## Problem to work on
Repeat, exactly and only, the lines from the beginning of the data through the line with "PW, PH = W - L - R, H - T - B". Pictures are left out.
════════════════════
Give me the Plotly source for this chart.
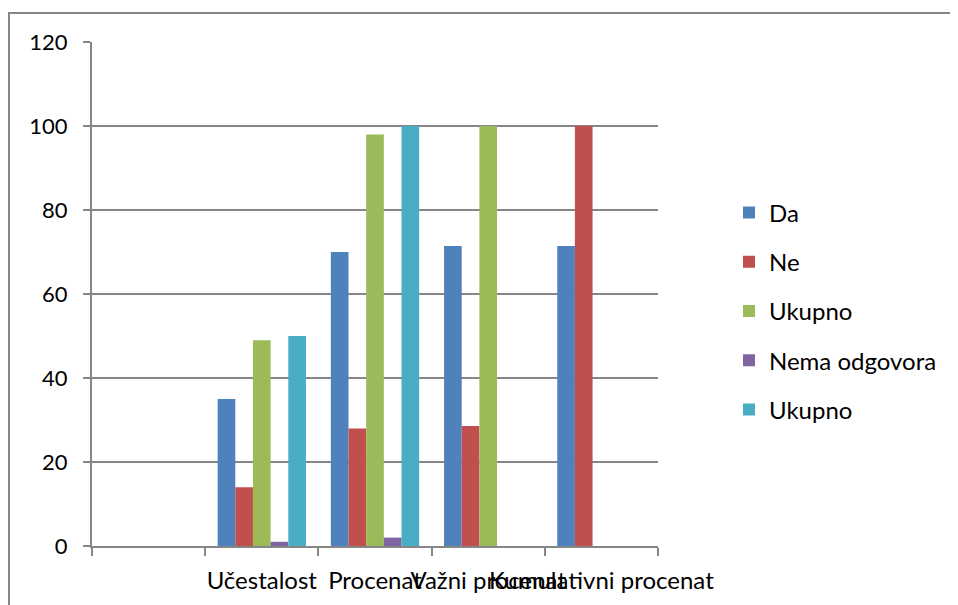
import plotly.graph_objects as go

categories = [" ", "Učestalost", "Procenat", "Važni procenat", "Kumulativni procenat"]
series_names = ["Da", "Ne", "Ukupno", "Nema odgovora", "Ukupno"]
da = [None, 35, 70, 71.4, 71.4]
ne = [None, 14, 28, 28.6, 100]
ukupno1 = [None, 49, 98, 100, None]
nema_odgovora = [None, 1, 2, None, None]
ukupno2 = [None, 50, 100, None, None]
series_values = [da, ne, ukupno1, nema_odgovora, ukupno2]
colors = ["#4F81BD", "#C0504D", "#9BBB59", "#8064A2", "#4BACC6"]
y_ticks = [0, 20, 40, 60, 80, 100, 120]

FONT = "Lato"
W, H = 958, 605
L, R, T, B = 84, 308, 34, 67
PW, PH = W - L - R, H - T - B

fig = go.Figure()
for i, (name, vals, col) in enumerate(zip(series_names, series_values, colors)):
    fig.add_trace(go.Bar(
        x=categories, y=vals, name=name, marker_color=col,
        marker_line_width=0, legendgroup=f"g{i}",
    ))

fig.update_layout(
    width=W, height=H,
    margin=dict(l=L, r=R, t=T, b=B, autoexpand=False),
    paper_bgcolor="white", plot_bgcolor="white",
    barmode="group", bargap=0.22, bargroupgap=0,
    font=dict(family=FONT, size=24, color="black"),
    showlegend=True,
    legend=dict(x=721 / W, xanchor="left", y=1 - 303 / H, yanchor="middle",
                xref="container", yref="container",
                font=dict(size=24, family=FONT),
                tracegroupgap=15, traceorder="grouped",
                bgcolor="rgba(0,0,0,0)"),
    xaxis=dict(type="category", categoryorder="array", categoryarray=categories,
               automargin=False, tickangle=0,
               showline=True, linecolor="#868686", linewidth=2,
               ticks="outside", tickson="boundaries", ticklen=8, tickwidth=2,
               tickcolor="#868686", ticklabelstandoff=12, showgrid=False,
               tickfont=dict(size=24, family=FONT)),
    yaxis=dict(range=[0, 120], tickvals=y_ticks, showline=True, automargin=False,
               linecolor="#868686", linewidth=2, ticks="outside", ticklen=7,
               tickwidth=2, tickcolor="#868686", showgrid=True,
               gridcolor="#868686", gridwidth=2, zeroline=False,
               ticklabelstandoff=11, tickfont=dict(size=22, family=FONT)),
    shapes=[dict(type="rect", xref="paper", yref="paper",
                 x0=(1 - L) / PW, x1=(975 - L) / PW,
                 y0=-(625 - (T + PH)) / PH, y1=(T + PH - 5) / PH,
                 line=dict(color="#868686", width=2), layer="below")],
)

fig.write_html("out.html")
════════════════════
## Worked solution
Give me the Plotly source for this chart.
import plotly.graph_objects as go

categories = [" ", "Učestalost", "Procenat", "Važni procenat", "Kumulativni procenat"]
series_names = ["Da", "Ne", "Ukupno", "Nema odgovora", "Ukupno"]
da = [None, 35, 70, 71.4, 71.4]
ne = [None, 14, 28, 28.6, 100]
ukupno1 = [None, 49, 98, 100, None]
nema_odgovora = [None, 1, 2, None, None]
ukupno2 = [None, 50, 100, None, None]
series_values = [da, ne, ukupno1, nema_odgovora, ukupno2]
colors = ["#4F81BD", "#C0504D", "#9BBB59", "#8064A2", "#4BACC6"]
y_ticks = [0, 20, 40, 60, 80, 100, 120]

FONT = "Lato"
W, H = 958, 605
L, R, T, B = 84, 308, 34, 67
PW, PH = W - L - R, H - T - B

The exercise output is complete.